3. Bunkers (= olie/brandstofvoorziening/watervoorziening)
a. PRIJZEN/TON voor brandstof in verschillende havens zijn van belang. Op basis hiervan
kan men beslissen waar men de bunkerolie gaat inkopen. Een schip vaart op heavy fuel
(restant raffinageproces met veel sulfer), IMO heeft standaarden opgelegd low sulfer
brandstof
4. Scheepvaartsector
a. Indicatoren voor de ACTIVITEIT INDE SECTOR, VB. de lay-up, waarbij men schepen
tijdelijk uit de markt gaat halen om de bezettingsgraad van de schepen te verhogen. Een
hoge lay-up duidt er dan ook op dat het in het algemeen niet zo goed gaat in de
scheepvaartsector.
b. VRACHTPRIJZEN: hoe evolueert de prijs (Baltic Dry Index)? Dit zegt iets over de
marktverwachtingen in vraag en aanbod, en hier willen reders op inspelen voor het
opstellen van hun deals (vb. om een “juiste” prijs te kunnen vragen o.b.v. de huidige
markt)
c. TWEEDEHANDSPRIJZEN (van schepen): indien de tweedehandsprijzen stijgen betekent
dit normaal gezien een gestegen vraag naar transport, waardoor er een tekort aan
capaciteit is, of een gedaald aanbod van de capaciteit.

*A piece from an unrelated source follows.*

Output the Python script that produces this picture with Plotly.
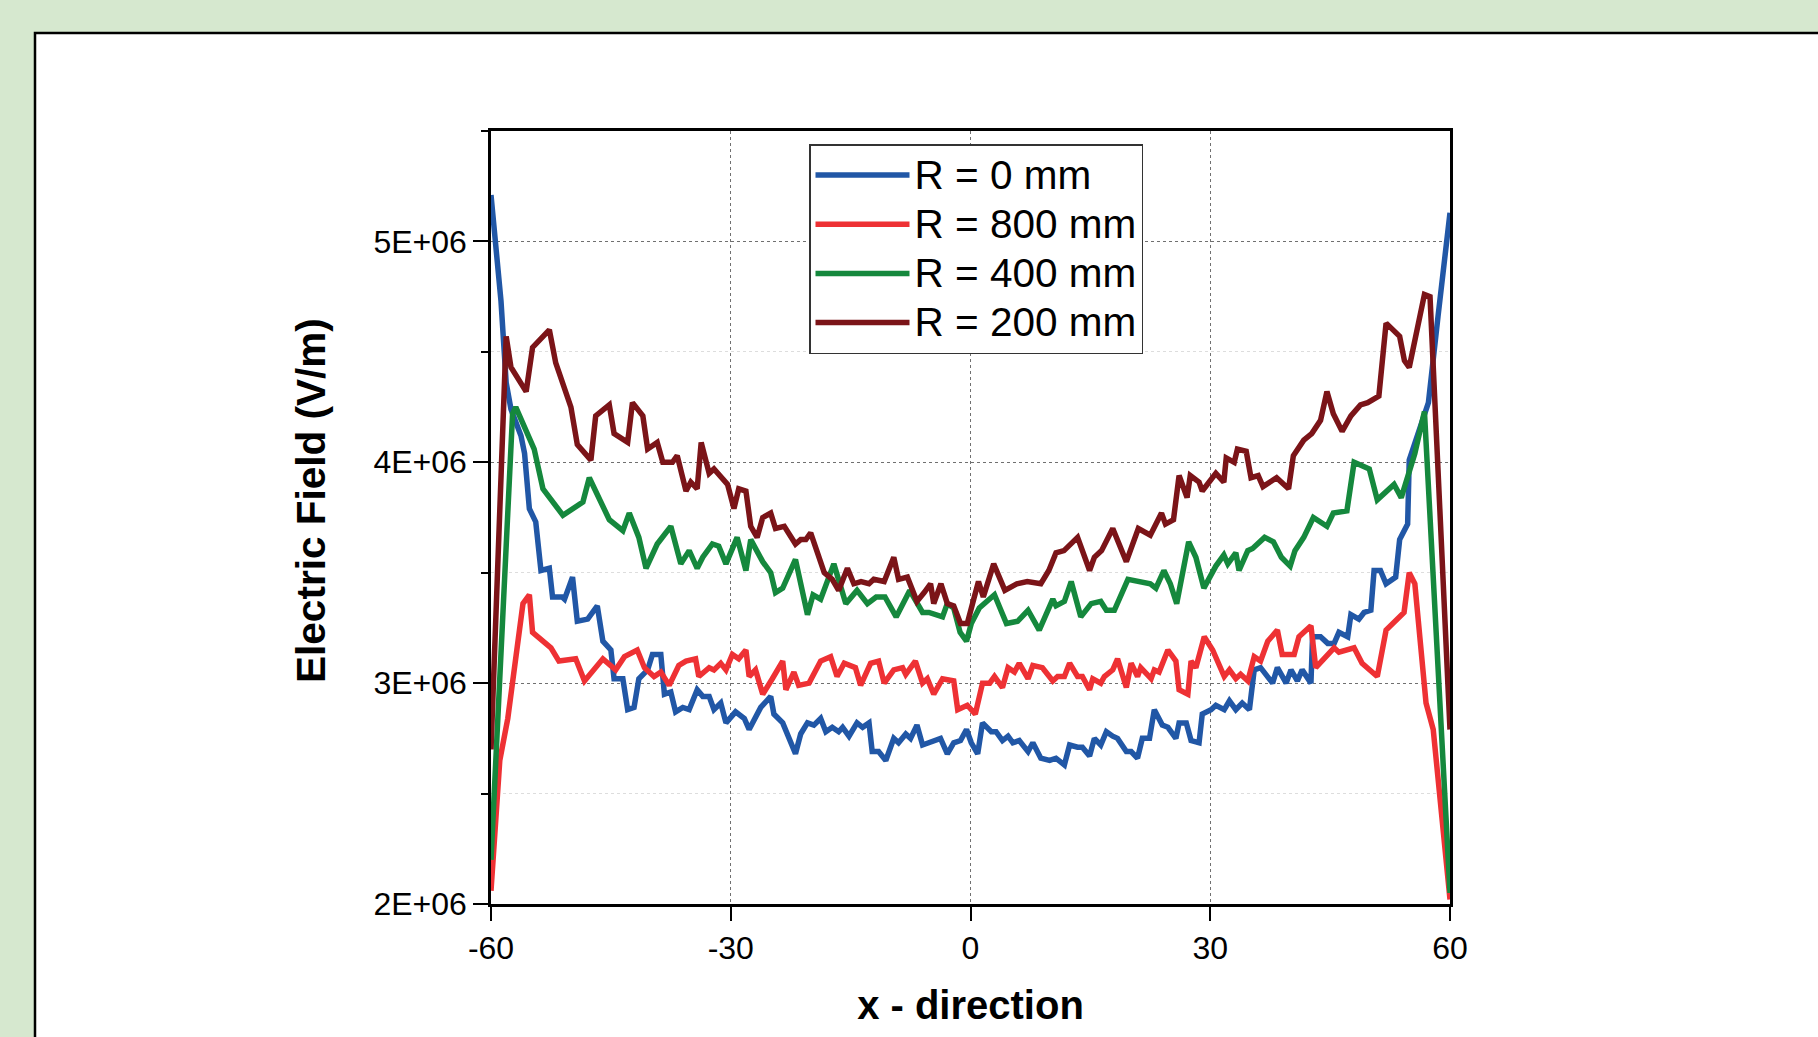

d. SLOOPPRIJZEN (van schepen): indien de sloopprijzen van schepen stijgen is er ook een
gestegen vraag naar transport, of een gedaald aanbod!! Dit komt omdat het aanbod op
de sloopmarkt de te slopen schepen zijn, waarvan er in dat geval minder ter beschikking
zijn. De vraag op de sloopmarkt bestaat uit de vraag naar de materialen die men uit deze
schepen recupereert.
1
,Belang van scheepvaart
85% van alle goederen worden via zee vervoerd (van ruwe grondstoffen tot half afgewerkt en
afgewerkte producten) 60% van alle waarde van goederen.
1. Indicatoren (factoren die aangeven dat de scheepvaartsector van belang is)
a. GROOTTE VAN DE INVESTERINGEN: grote investeringen in een sector betekenen
doorgaans dat deze belangrijk is, anders zou men niet zoveel investeren.
b. De TOEGEVOEGDE WAARDE die gerealiseerd wordt. Een grote toegevoegde waarde
maakt dat de sector van belang is.
c. De TEWERKSTELLING: er zijn veel jobs gemoeid met de scheepvaartsector (war for
talent).
2. Twee revoluties die aan de gang zijn in de scheepvaartsector
a. Het steeds meer gebruik maken van BULKVERVOER: de vervoerde partijen worden groter
(schaalvergroting vb. De Seaweight Giant: 550.000 DWT)
b. Men evolueert naar EENHEIDSLADINGEN: heel veel items van hetzelfde worden
tegelijkertijd vervoerd i.p.v. verschillende goederen op een vracht. Vooral containers zijn
het grootste voorbeeld van eenheidsladingen: bijna 98% van alle stukgoederen worden
in containers vervoerd (snelle afhandelingen).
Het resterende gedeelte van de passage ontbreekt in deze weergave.